Reverend Dr. Munther Isaac (Bethlehem, 1979) is known as one of the most eloquent Palestinian theologians. Part of his brilliance has been to consistently break the Western stereotypes imposed upon his identity: Being a faithful Christian and a proud Palestinian is not a contradiction as some have asserted but rather an integral part of the identity of those who belong to the world’s oldest Christian community. His advocacy for a just peace may be uncomfortable for Israel and the foreign sectors that have constantly tried to render invisible the Palestinian Christian component. And while foreign pressure on the local clergy, as well as self-censorship, has paid off in some cases, to sucha an extent that some even avoid the very use of the term “Palestine,” this is not the school represented by Rev. Isaac, who is very close to the tradition characterized by Patriarch Michel Sabbah, known by some as “the patriarch of the people.”

Rev. Isaac’s The Other Side of the Wall: A Palestinian Christian Narrative of Lament and Hope is a combination of his academic skill and pastoral as well as personal experience, providing a coherent and easy-to-read description of how a Palestinian, Christian, Biblical scholar (PhD, Oxford Centre for Mission Studies), Lutheran, pastor, son, husband, and father has experienced life under a foreign colonial-settler occupation. Yet he also touches on issues within Palestinian society and makes a compelling argument against Christians acting or feeling as though they are a minority in Palestine. The importance and uniqueness of Palestinian Christianity, its message in Palestine, to Israel, and throughout the international community, is explained by Rev. Isaac with extraordinary simplicity.

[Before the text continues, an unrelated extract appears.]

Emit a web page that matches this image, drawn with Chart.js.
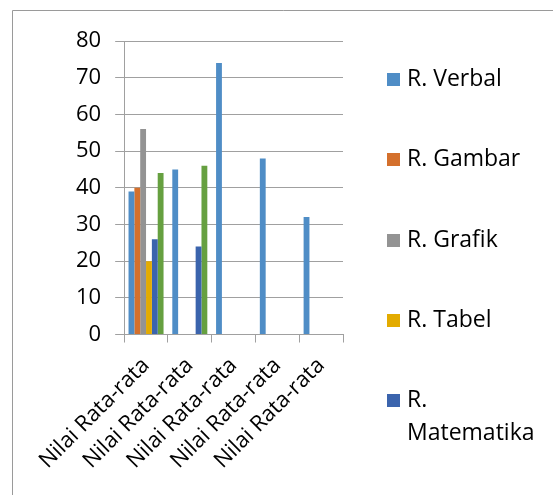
<!DOCTYPE html>
<html>
<head>
<meta charset="utf-8">
<script src="https://cdn.jsdelivr.net/npm/chart.js@4/dist/chart.umd.min.js"></script>
<style>
 html, body { margin: 0; padding: 0; background: #fff; }
 #wrap { width: 553px; height: 495px; position: relative; }
</style>
</head>
<body>
<div id="wrap"><canvas id="nilai-chart"></canvas></div>
<script>
var categories = [
 "Nilai Rata-rata",
 "Nilai Rata-rata",
 "Nilai Rata-rata",
 "Nilai Rata-rata",
 "Nilai Rata-rata",
];

var seriesNames = ["R. Verbal", "R. Gambar", "R. Grafik", "R. Tabel", "R. Matematika", "R. Lainnya"];

var verbal = [39, 45, 74, 48, 32];
var gambar = [40, null, null, null, null];
var grafik = [56, null, null, null, null];
var tabel = [20, null, null, null, null];
var matematika = [26, 24, null, null, null];
var lainnya = [44, 46, null, null, null]; // 6th series, its legend entry is cut off in the original

var yTicks = [0, 10, 20, 30, 40, 50, 60, 70, 80];

var seriesColors = [
 "#4F8DC6", // blue
 "#D4702C", // orange
 "#939393", // gray
 "#E3AB00", // gold
 "#3B64AD", // dark blue
 "#66A040", // green
];

var legendCount = 5; // only the first five fit in the legend box

var fontFamily = "'Open Sans', 'Liberation Sans', sans-serif";

// legend on the right + outer frame, drawn by hand (Excel style spacing)
var sideLegend = {
 id: "sideLegend",
 beforeDraw: function (chart) {
  var ctx = chart.ctx;
  ctx.save();
  ctx.strokeStyle = "#9a9a9a";
  ctx.lineWidth = 1;
  ctx.beginPath();
  ctx.moveTo(12.5, 600);
  ctx.lineTo(12.5, 10.5);
  ctx.lineTo(600, 10.5);
  ctx.stroke();
  ctx.restore();
 },
 afterDraw: function (chart) {
  var ctx = chart.ctx;
  ctx.save();
  ctx.font = "23px " + fontFamily;
  ctx.textBaseline = "middle";
  ctx.fillStyle = "#000";
  var rows = [79, 159, 240, 320, 400];
  for (var i = 0; i < legendCount; i++) {
   var y = rows[i];
   ctx.fillStyle = seriesColors[i];
   ctx.fillRect(387, y - 6, 13, 13);
   ctx.fillStyle = "#000";
   var parts = seriesNames[i].split(" ");
   if (seriesNames[i].length > 10) {
    ctx.fillText(parts[0], 407, y);
    ctx.fillText(parts.slice(1).join(" "), 407, y + 33);
   } else {
    ctx.fillText(seriesNames[i], 407, y);
   }
  }
  ctx.restore();
 },
};

var seriesData = [verbal, gambar, grafik, tabel, matematika, lainnya];

var datasets = seriesData.map(function (d, i) {
 return {
  label: seriesNames[i],
  data: d,
  backgroundColor: seriesColors[i],
  categoryPercentage: 0.8,
  barPercentage: 1.0,
 };
});

var ctx = document.getElementById("nilai-chart");

new Chart(ctx, {
 type: "bar",
 data: {
  labels: categories,
  datasets: datasets,
 },
 plugins: [sideLegend],
 options: {
  responsive: true,
  maintainAspectRatio: false,
  animation: false,
  layout: {
   padding: { left: 62, right: 210, top: 41, bottom: 11 },
  },
  plugins: {
   legend: { display: false },
   tooltip: { enabled: false },
  },
  scales: {
   x: {
    grid: {
     offset: true,
     drawOnChartArea: false,
     color: "#a0a0a0",
     tickLength: 8,
    },
    border: { color: "#a0a0a0" },
    ticks: {
     color: "#000",
     font: { family: fontFamily, size: 22 },
     minRotation: 45,
     maxRotation: 45,
     padding: 10,
    },
   },
   y: {
    min: 0,
    max: 80,
    afterBuildTicks: function (axis) {
     axis.ticks = yTicks.map(function (v) {
      return { value: v };
     });
    },
    grid: {
     color: "#a0a0a0",
     tickLength: 9,
    },
    border: { color: "#a0a0a0" },
    ticks: {
     color: "#000",
     font: { family: fontFamily, size: 22 },
     padding: 14,
    },
   },
  },
 },
});
</script>
</body>
</html>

For this reason, the book has become mandatory reading for more than one audience. It is certainly a book that Evangelicals should read, especially in the United States, as it debunks several myths related to the use of religion to justify the Israeli occupation and negation of Palestinian rights. It is a book for anyone who would like to know more about Palestinian Christians and serves as a remarkable narration of Palestinian life in general. Yet this book could also have a huge impact on the new generation of Palestinian Christians, making them realize that their role within the local Palestinian context, including national liberation and an independent state, carries great importance and relevance. Through Rev. Isaac’s compelling words and simple explanation of theology, readers learn that fighting injustice is not an option but a must for all Christians.